Luckily, there are plenty of excellent new options for those with less free time. While 2024 has been a barren year for big games compared to last year, this has allowed innovative indie games to take centre stage. We’re in a golden age of small games, facilitated by the increasing accessibility of game-making tools and distribution platforms. So single-developer projects such as Balatro, a fiendishly addictive poker-themed game, and Animal Well, a psychedelic exploration through a mysterious dungeon full of secrets, have both earned feverish fanbases this year.
Meanwhile, indie developers are able to take creative risks rarely seen in the big leagues. Where except on a small scale could you see an epic sci-fi narrative used as a metaphor for contemporary Hong Kong politics (1000xResist), a game about clicking your mouse that comments on sexual compulsion (Clickolding) or an adventure that casts you as a 19th-century Russian nun who is losing her faith (Indika)?

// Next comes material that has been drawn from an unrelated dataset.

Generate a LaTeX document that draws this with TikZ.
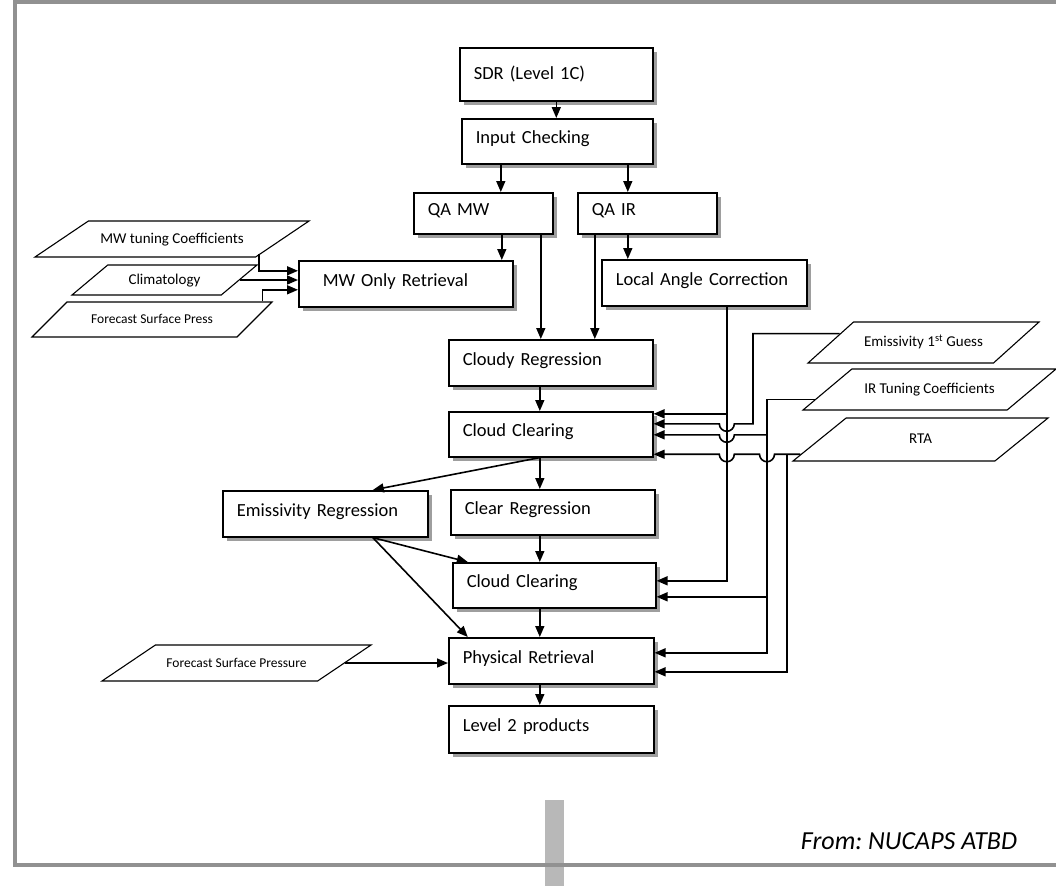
\documentclass[tikz,border=0pt]{standalone}
\usepackage{fontspec}
\setmainfont{Carlito}
\usetikzlibrary{arrows.meta,shapes.geometric,shadows}
\frenchspacing

\begin{document}
\begin{tikzpicture}[
	x=1pt, y=-1pt,
	proc/.style = {draw, line width=1.6pt, fill=white, anchor=north west,
		drop shadow={shadow xshift=4pt, shadow yshift=-4pt, fill=black!38, opacity=1},
		align=left, text width=#1, inner xsep=14pt, inner ysep=0pt,
		text height=13pt, text depth=8pt,
		minimum height=46pt, font=\fontsize{18.5}{22}\selectfont},
	data/.style 2 args = {trapezium, draw, line width=1.1pt, trapezium left angle=#1,
		trapezium right angle=#2, trapezium stretches body, inner xsep=0pt,
		text height=11pt, text depth=3pt, font=\fontsize{15}{18}\selectfont},
	flow/.style = {draw, line width=1.6pt, -{Triangle[length=11pt,width=9pt]}},
	]
	\useasboundingbox (0,0) rectangle (1056,886);
	\fill[black!28] (545,800) rectangle (564,886);
	\draw[line width=4pt, black!43] (13,2) -- (1056,2);
	\draw[line width=4pt, black!43] (15,0) -- (15,865) -- (1056,865);

	\node[proc=165pt, minimum height=53pt, text depth=2pt] (sdr) at (459,47) {SDR (Level 1C)};
	\node[proc=163pt, minimum height=45pt] (inchk) at (461,118) {Input Checking};
	\node[proc=111pt, minimum height=41pt] (qamw) at (413,192) {QA MW};
	\node[proc=111pt, minimum height=41pt] (qair) at (577,192) {QA IR};
	\node[proc=166pt, inner xsep=24pt] (mwret) at (298,260) {MW Only Retrieval};
	\node[proc=177pt] (locang) at (601,259) {Local Angle Correction};
	\node[proc=176pt] (cloudy) at (448,339) {Cloudy Regression};
	\node[proc=176pt, minimum height=45pt] (clclr1) at (448,411) {Cloud Clearing};
	\node[proc=177pt] (emreg) at (222,490) {Emissivity Regression};
	\node[proc=176pt, minimum height=45pt] (clrreg) at (450,489) {Clear Regression};
	\node[proc=175pt, minimum height=45pt] (clclr2) at (452,562) {Cloud Clearing};
	\node[proc=177pt] (phys) at (448,637) {Physical Retrieval};
	\node[proc=177pt, minimum height=47pt] (lev2) at (448,705) {Level 2 products};

	\node[data={34}{146}, minimum width=274pt, inner ysep=11pt] (mwtun) at (172,239) {MW tuning Coefficients};
	\node[data={40}{140}, minimum width=185pt, inner ysep=8pt] (clim) at (164.5,280) {Climatology};
	\node[data={45}{135}, minimum width=240pt, inner ysep=10.5pt, font=\fontsize{13.5}{16}\selectfont] (fcst1) at (152,319.5) {Forecast Surface Press};
	\node[data={42}{138}, minimum width=231pt, inner ysep=13.5pt] (emis) at (923.5,342.5) {Emissivity 1\textsuperscript{st} Guess};
	\node[data={40}{140}, minimum width=253pt, inner ysep=13.5pt] (irtun) at (929.5,389.5) {IR Tuning Coefficients};
	\node[data={39}{141}, minimum width=255pt, inner ysep=14.5pt] (rta) at (920.5,439.5) {RTA};
	\node[data={34}{146}, minimum width=269pt, inner ysep=11pt, font=\fontsize{13.5}{16}\selectfont] (fcst2) at (236.5,663) {Forecast Surface Pressure};

	\node[font=\itshape\fontsize{26}{31}\selectfont] (src) at (909,841) {From: NUCAPS ATBD};

	\coordinate (lac) at ([xshift=22.5pt]locang.south);
	\coordinate (mwa) at ([yshift=13pt]mwret.west);
	\coordinate (mwc) at ([yshift=-6pt]mwret.west);
	\coordinate (cc1a) at ([yshift=20.5pt]clclr1.east);
	\coordinate (cc1b) at ([yshift=10.5pt]clclr1.east);
	\coordinate (cc1c) at ([yshift=-0.5pt]clclr1.east);
	\coordinate (cc1d) at (clclr1.east |- rta.187);
	\coordinate (cc2a) at ([yshift=4.5pt]clclr2.east);
	\coordinate (cc2b) at ([yshift=-11.5pt]clclr2.east);
	\coordinate (pra) at ([yshift=8pt]phys.east);
	\coordinate (prb) at ([yshift=-11pt]phys.east);

	\draw[flow] (sdr.south) -- (sdr.south |- inchk.north);
	\draw[flow] ([xshift=17.5pt]qamw.north |- inchk.south) -- ([xshift=17.5pt]qamw.north);
	\draw[flow] ([xshift=-19.5pt]qair.north |- inchk.south) -- ([xshift=-19.5pt]qair.north);
	\draw[flow] ([xshift=18.5pt]qamw.south) -- ([xshift=18.5pt]qamw.south |- mwret.north);
	\draw[flow] ([xshift=57.5pt]qamw.south) -- ([xshift=57.5pt]qamw.south |- cloudy.north);
	\draw[flow] ([xshift=-52.5pt]qair.south) -- ([xshift=-52.5pt]qair.south |- cloudy.north);
	\draw[flow] ([xshift=-19.5pt]qair.south) -- ([xshift=-19.5pt]qair.south |- locang.north);
	\draw[flow] ([xshift=-11pt]cloudy.south) -- ([xshift=-11pt]cloudy.south |- clclr1.north);
	\draw[flow] ([xshift=-11pt]clclr1.south) -- ([xshift=-11pt]clclr1.south |- clrreg.north);
	\draw[flow] ([xshift=-11pt]clclr1.south) -- ([xshift=47.5pt]emreg.north);
	\draw[flow] ([xshift=-13pt]clrreg.south) -- ([xshift=-13pt]clrreg.south |- clclr2.north);
	\draw[flow] ([xshift=-14.5pt]clclr2.south) -- ([xshift=-14.5pt]clclr2.south |- phys.north);
	\draw[flow] ([xshift=-11.5pt]phys.south) -- ([xshift=-11.5pt]phys.south |- lev2.north);
	\draw[flow] ([xshift=47.5pt]emreg.south) -- ([xshift=-86.5pt]clclr2.north);
	\draw[flow] ([xshift=47.5pt]emreg.south) -- ([xshift=-83.5pt]phys.north);

	\draw[flow] ([shift={(3,-4)}]mwtun.bottom right corner) |- (mwa);
	\draw[flow] (clim.east) -- (clim.east -| mwret.west);
	\draw[flow] ([xshift=-11pt]fcst1.top right corner) |- (mwc);
	\draw[flow] (fcst2.east) -- (fcst2.east -| phys.west);

	\draw[flow] (lac) |- (cc2a);
	\draw[flow] (lac |- cc1a) -- (cc1a);
	\draw[flow] (emis.174) -| (cc1b -| 753,0) -- ([xshift=7.5pt]lac |- cc1b)
		arc[start angle=0, end angle=-180, radius=7.5pt] -- (cc1b);
	\draw[flow] (irtun.185) -| (pra -| 767,0) -- (pra);
	\draw[flow] (cc1c -| 767,0) -- ([xshift=7.5pt]lac |- cc1c)
		arc[start angle=0, end angle=-180, radius=7.5pt] -- (cc1c);
	\draw[flow] (cc2b -| 767,0) -- (cc2b);
	\draw[flow] (rta.187) -- (cc1d -| 774.5,0)
		arc[start angle=0, end angle=-180, radius=7.5pt]
		-- ([xshift=7.5pt]lac |- cc1d)
		arc[start angle=0, end angle=-180, radius=7.5pt] -- (cc1d);
	\draw[flow] (cc1d -| 787,0) |- (prb);
\end{tikzpicture}
\end{document}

As we approach Christmas, there will be the inevitable run of bigger games, including new entries in the Call of Duty, Indiana Jones and Dragon Age franchises. This is not unwelcome — there will always be a place for high-quality big games that you can get lost in, whether it’s the unfettered escapism of Zelda: Tears of the Kingdom or the gritty period detail of Red Dead Redemption 2.
But it seems that even the biggest companies are realising the value of going small: over the past year, several have released indie-scale games, many of them excellent, such as Dave the Diver, Prince of Persia: The Lost Crown, and Tales of Kenzera: Zau. They might be starting to realise that the gaming world would be better for all if big games were the exception rather than the expectation. Or, in the words of a popular meme: “I want shorter games with worse graphics and I’m not kidding.”